Le président congolais Félix Tshisekedi a achevé sa tournée européenne, avec un passage obligé à Paris pour rencontrer Emmanuel Macron. Mais sur le dossier brûlant de la crise sécuritaire à l’Est et du soutien du Rwanda aux terroristes du M23, quoi de concret Kinshasa devrait-elle attendre de la France ? “Rien”, lâche un analyste politique.
La raison ? “Un réalisme politique implacable qui dicte ses intérêts à la diplomatie française”. Et de poursuivre, “sur le terrain, malgré les démarches officielles, cette sorte d’offensive diplomatique menée de bon cœur et sans relâche par le président Tshisekedi, aucun résultat tangible n’est à espérer concernant d’éventuelles sanctions contre le Rwanda voisin.”
Cet analyste donne quelques signes parmi d’autres de ce double discours de la France :
“En 2018, la Rwandaise Louise Mushikiwabo a pris la présidence de l’Organisation internationale de la Francophonie. Son mandat a été renouvelé en 2022. Pourtant, depuis 2007, Kigali a relégué la langue française aux oubliettes dans les écoles et institutions publiques. À peine un mois avant la visite de Tshisekedi, Paris avait en effet signé un partenariat de 400 millions d’euros avec Kigali. Et au Mozambique, théâtre d’une insurrection djihadiste, les intérêts français sont préservés grâce au soutien militaire rwandais. Lors de sa présidence pour janvier 2024 au Conseil de sécurité, la France a accordé une priorité toute particulière aux dossiers concernant : la situation au Moyen-Orient, en Ukraine ou encore en Afrique de l’Ouest et au Sahel. Elle a suivi également les renouvellements de mandats d’opérations de maintien de la paix arrivant à échéance. Mais absolument aucune mobilisation comme pour l’Ukraine, en faveur de la République démocratique du Congo”.
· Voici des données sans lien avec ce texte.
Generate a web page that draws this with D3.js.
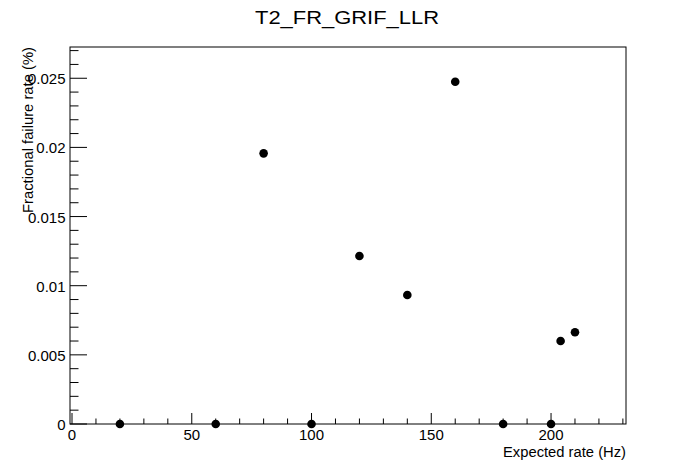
<!DOCTYPE html>
<html><head><meta charset="utf-8">
<script src="https://cdn.jsdelivr.net/npm/d3@7"></script>
<style>body{margin:0;background:#fff}svg{display:block}text{font-family:"Liberation Sans",Arial,sans-serif;fill:#000}</style>
</head><body>
<script>
const title = "T2_FR_GRIF_LLR";
const xTitle = "Expected rate (Hz)";
const yTitle = "Fractional failure rate (%)";
const xValues = [20, 60, 80, 100, 120, 140, 160, 180, 200, 204, 210];
const yValues = [0, 0, 0.01957, 0, 0.01215, 0.00933, 0.02475, 0, 0, 0.0060, 0.00663];
const xMajorTicks = [0, 50, 100, 150, 200];
const yMajorTicks = [0, 0.005, 0.01, 0.015, 0.02, 0.025];
const yTickLabels = ["0", "0.005", "0.01", "0.015", "0.02", "0.025"];

const W = 696, H = 472;
const fl = 70, fr = 626, ft = 47, fb = 424;
const x = d3.scaleLinear().domain([-0.84, 231.3]).range([fl, fr]);
const y = d3.scaleLinear().domain([0, 0.02726]).range([fb, ft]);

const svg = d3.select("body").append("svg").attr("width", W).attr("height", H);
svg.append("rect").attr("width", W).attr("height", H).attr("fill", "#fff");

// frame
svg.append("rect").attr("x", fl).attr("y", ft).attr("width", fr - fl).attr("height", fb - ft)
  .attr("fill", "none").attr("stroke", "#000").attr("stroke-width", 1);

// x axis
const xMinor = d3.range(0, 231, 10);
const xMajLen = 11, xMinLen = 5.5;
svg.append("g").selectAll("line").data(xMinor).join("line")
  .attr("x1", d => x(d)).attr("x2", d => x(d))
  .attr("y1", fb).attr("y2", d => fb - (d % 50 === 0 ? xMajLen : xMinLen))
  .attr("stroke", "#000");
svg.append("g").selectAll("text").data(xMajorTicks).join("text")
  .attr("x", d => x(d)).attr("y", fb + 16).attr("text-anchor", "middle")
  .attr("font-size", 15).text(d => d);

// y axis
const yMinor = d3.range(0, 28).map(i => i * 0.001);
const yMajLen = 17, yMinLen = 8.5;
svg.append("g").selectAll("line").data(yMinor).join("line")
  .attr("y1", d => y(d)).attr("y2", d => y(d))
  .attr("x1", fl).attr("x2", (d, i) => fl + (i % 5 === 0 ? yMajLen : yMinLen))
  .attr("stroke", "#000");
svg.append("g").selectAll("text").data(yMajorTicks).join("text")
  .attr("x", fl - 4.5).attr("y", d => y(d) + 6).attr("text-anchor", "end")
  .attr("font-size", 15).text((d, i) => yTickLabels[i]);

// titles
svg.append("text").attr("x", 347).attr("y", 23.5).attr("text-anchor", "middle")
  .attr("font-size", 18.5).attr("textLength", 184).attr("lengthAdjust", "spacingAndGlyphs").text(title);
svg.append("text").attr("x", fr - 123).attr("y", 457).attr("text-anchor", "start")
  .attr("font-size", 14).attr("textLength", 123).attr("lengthAdjust", "spacingAndGlyphs").text(xTitle);
svg.append("text").attr("transform", `translate(33,${ft + 166}) rotate(-90)`)
  .attr("text-anchor", "start").attr("font-size", 14)
  .attr("textLength", 166).attr("lengthAdjust", "spacingAndGlyphs").text(yTitle);

// points
svg.append("g").selectAll("circle").data(xValues).join("circle")
  .attr("cx", d => x(d)).attr("cy", (d, i) => y(yValues[i])).attr("r", 4.3)
  .attr("fill", "#000");
</script>
</body></html>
“C’est presque un rêve d’espérer un seul instant, un soutien de la France dans cette situation critique”, analyse un expert sous couvert d’anonymat. Et “il faut des actes, pas des discours creux”, tance un diplomate sous couvert d’anonymat. Et d’ajouter : “Sur cette base, le Congo ne peut rien espérer du Rwanda en termes de soutien sincère”.
Car en coulisses, les considérations géostratégiques priment sur les préoccupations humanitaires dans l’Est congolais. Depuis 1994 et le génocide rwandais, Kigali maintient Paris dans une position très inconfortable sur le rôle trouble de la France à l’époque.
Cette épée de Damoclès pousse certains observateurs à évoquer un “chantage” rwandais, savamment orchestré. Une accusation qui pèse lourdement sur la diplomatie française, redevable envers Kigali à la fois moralement et financièrement, selon eux.
Dans ce contexte, après les débâcles de la France au Mali, au Niger et au Burkina Faso, la marge de manœuvre de Paris semble désormais de plus réduites pour satisfaire les attentes congolaises de sanctions contre Kigali. Une équation diplomatique d’une redoutable complexité à résoudre pour l’Élysée.